M. Stéphane Masson (PLR) —

Cet avis de droit nous éclaire ; c’était précisément l’objectif que de disposer d’un peu de temps entre la première et la deuxième lecture. Les propos de Mme la conseillère viennent confirmer mon intention d’éclaircir le débat et d’éviter toute décision au sujet de cet article. J’ai bien compris qu’il s’agissait d’éviter toute redondance inutile. Toutefois, il est important de fixer clairement cette disposition. Cela est d’autant plus important que le message du Conseil fédéral, à l’appui de la loi qui introduit cet article 28 du Code civil et sur lequel repose l’article 51 dont on discute, est très clair. En effet, le Conseil fédéral indique que « le tribunal ne peut ordonner la surveillance électronique que si le demandeur le requiert ». On ne saurait être plus clair. On pourrait soulever le fait que le Tribunal cantonal est muet à ce sujet et qu’il n’y a qu’à aller lire la Feuille fédérale (FF). Mais il est important pour nous, législateur cantonal, d’adopter un article posant des bases claires et limpides pour une interprétation ayant les mêmes qualités.

Nous sommes tous d’accord sur la démarche et je vous invite donc à voter mon amendement qui évitera tout malentendu et sortes de discussion.

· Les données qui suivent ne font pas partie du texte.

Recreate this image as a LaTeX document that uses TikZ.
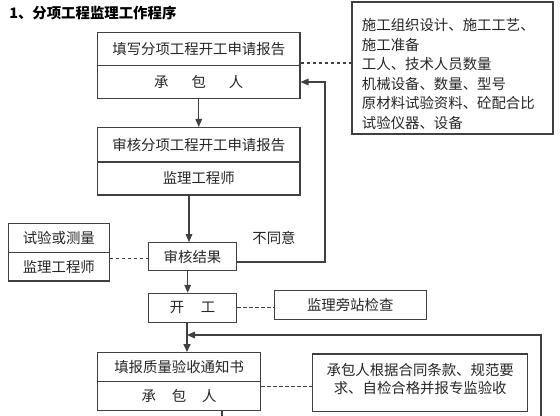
\documentclass[tikz,border=0pt]{standalone}
\usepackage{fontspec}
\setmainfont{Noto Sans CJK SC}
\usetikzlibrary{arrows.meta}
\begin{document}
\begin{tikzpicture}[x=0.75pt,y=-0.75pt,
  every node/.style={font=\fontsize{10.8pt}{14.6pt}\selectfont, text=black!85, inner sep=0pt},
  cell/.style={draw=black!75, line width=0.8pt, rectangle},
  conn/.style={draw=black!75, line width=0.85pt},
  arr/.style={conn, -{Triangle[length=6pt,width=5pt]}},
  dashline/.style={draw=black!75, line width=0.8pt, dash pattern=on 2.5pt off 2pt},
]
\useasboundingbox[fill=white] (0,0) rectangle (560,416);

% title
\node[anchor=west, font=\fontsize{10.8pt}{14.6pt}\selectfont\bfseries, text=black] (T) at (9,12.7) {1、分项工程监理工作程序};

% boxes
\node[cell, minimum width=151.9pt, minimum height=24.75pt] (B1a) at (198.75,49) {填写分项工程开工申请报告};
\node[cell, minimum width=151.9pt, minimum height=24.75pt] (B1b) at (198.75,82) {承\hspace{1.6em}包\hspace{1.6em}人};
\node[cell, minimum width=151.9pt, minimum height=25.9pt] (B2a) at (198.75,144.75) {审核分项工程开工申请报告};
\node[cell, minimum width=151.9pt, minimum height=24.75pt] (B2b) at (198.75,178.5) {监理工程师};

\node[cell, minimum width=150.75pt, minimum height=99pt] (R1) at (452.5,68) {};
\node[anchor=north west, align=left] (R1t) at (361.7,18.5) {施工组织设计、施工工艺、\\施工准备\\工人、技术人员数量\\机械设备、数量、型号\\原材料试验资料、砼配合比\\试验仪器、设备};

\node[cell, minimum width=75.75pt, minimum height=21.75pt] (La) at (58.8,237.8) {试验或测量};
\node[cell, minimum width=75.75pt, minimum height=21.5pt] (Lb) at (58.8,266.7) {监理工程师};

\node[cell, minimum width=66.3pt, minimum height=21.2pt] (S) at (192.5,256.8) {审核结果};
\node (N) at (274,238.3) {不同意};
\node[cell, minimum width=66.3pt, minimum height=21.75pt] (K) at (192.5,307.8) {开\hspace{1.15em}工};
\node[cell, minimum width=113.8pt, minimum height=21.45pt] (J) at (350.2,305) {监理旁站检查};

\node[cell, minimum width=122.4pt, minimum height=21.75pt] (Fa) at (179.1,367.2) {填报质量验收通知书};
\node[cell, minimum width=122.4pt, minimum height=21.2pt] (Fb) at (179.1,395.9) {承\hspace{1.1em}包\hspace{1.1em}人};

\node[cell, minimum width=161.6pt, minimum height=43.3pt] (R2) at (420.2,382.9) {};
\node[align=center, font=\fontsize{10.8pt}{13.5pt}\selectfont] (R2t) at (420.2,379) {承包人根据合同条款、规范要\\求、自检合格并报专监验收};

% helper coordinates
\coordinate (fb) at (325,262);
\coordinate (a2) at (189,0);
\coordinate (a3) at (187.7,0);
\coordinate (a4) at (187,0);
\coordinate (lp) at (541,335);
\coordinate (le) at (541,416);
\coordinate (fe) at (222,416);
\coordinate (d1) at (0,63);
\coordinate (d2) at (0,258.7);
\coordinate (d4) at (0,386.7);

% connectors
\draw[arr] (B1b.south) -- (B2a.north);
\draw[arr] (B2b.south -| a2) -- (S.north -| a2);
\draw[arr] (fb -| S.east) -- (fb) |- (B1b.east);
\draw[arr] (S.south -| a3) -- (K.north -| a3);
\draw[arr, line width=1.5pt] (K.south -| a4) -- (Fa.north -| a4);
\draw[arr] (le) |- (lp -| a4);
\draw[conn] (Fb.south -| fe) -- (fe);

\draw[dashline] (B1a.east |- d1) -- (R1.west |- d1);
\draw[dashline] (Lb.east |- d2) -- (S.west |- d2);
\draw[dashline] (K.east) -- (K.east -| J.west);
\draw[dashline] (Fb.east |- d4) -- (R2.west |- d4);
\end{tikzpicture}
\end{document}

Je suis avocat et ne fais pas du judiciaire, mais je peux vous garantir que tout professionnel accomplissant correctement son travail, soit qui défend son client, ne manquera pas de crier au scandale et à l’illicéité de toute mesure de surveillance que viendrait ordonner un juge, sans la requête d’une partie à la procédure et en se basant tout bonnement sur l’article 51a, alinéa 1, tel que rédigé. Faisons donc un peu d’hygiène juridique, conformons-nous au droit fédéral, ces redondances n’étant ni inutiles ni un luxe. Je vous remercie de soutenir cet amendement.

« Art. 51a. – Al. 1 : Lorsqu’une interdiction d’approche ou de périmètre ou une expulsion de domicile est prononcée, le président du tribunal d’arrondissement peut, si la partie demanderesse le requiert, astreindre l’auteur de violence, menace ou harcèlement à une surveillance électronique. »

Comme vous pouvez le constater, c’est le même amendement que celui déposé au premier débat. Il ne s’agit pas d’insister, mais bien de clarifier une situation. Je vous remercie de soutenir cet amendement.  

Mme Céline Misiego (EP) —

Je ne comprends pas cet amendement. Nous sommes tous d’accord pour dire qu’il faut protéger les victimes et punir les auteurs. Nous avons démontré que cet amendement était inutile, et il est redéposé alors même qu’il va compliquer la démarche des victimes. Le groupe Ensemble à Gauche et POP vous recommande donc de le rejeter.

M. Stéphane Masson (PLR) —

Je serai bref : non, ce n’est pas inutile et je ne sais pas dans quelle langue il faut le répéter. Ce débat évolue dans le droit civil et non pas dans le droit pénal. Il s’agit de la maxime de disposition et c’est clair : un juge ne peut accorder à une partie ni plus ni moins que ce qui est demandé et reconnu. Cela signifie qu’un juge ne peut pas seul et librement décider d’une surveillance électronique. C’est clair et net et il faut le dire dans la loi, car qu’on le veuille ou non, c’est comme ça : dura lex sed lex.

Mme Laurence Cretegny (PLR) — Président-e

L’amendement Stéphane Masson est accepté par 62 voix contre 58 et 2 abstentions.

M. Jean Tschopp (SOC) —

Je demande un vote nominal.

Mme Laurence Cretegny (PLR) — Président-e

Cette demande est appuyée par au moins 20 membres.

Celles et ceux qui acceptent l’amendement votent oui ; celles et ceux qui le refusent votent non. Les abstentions sont possibles.

Au vote nominal, l’amendement Stéphane Masson est accepté par 67 voix contre 63 et 2 abstentions.

*Introduire vote nominal

L’article 51a, amendé, est accepté avec 2 avis contraires et de nombreuses abstentions.

Les articles 174a et 2, formule d’exécution, sont acceptés tels qu’admis en premier débat.

Le projet de loi est adopté en deuxième débat.

Mme Florence Bettschart-Narbel (PLR) — Rapporteur-trice

Bien qu’un amendement ait été adopté, il est urgent d’adopter ce projet de manière définitive et je demande donc un troisième débat immédiat.  

Mme Laurence Cretegny (PLR) — Président-e

Le troisième débat immédiat est refusé, la majorité des trois quarts n’étant pas atteinte (64 voix contre 59 et 7 abstentions).

Le troisième débat interviendra ultérieurement.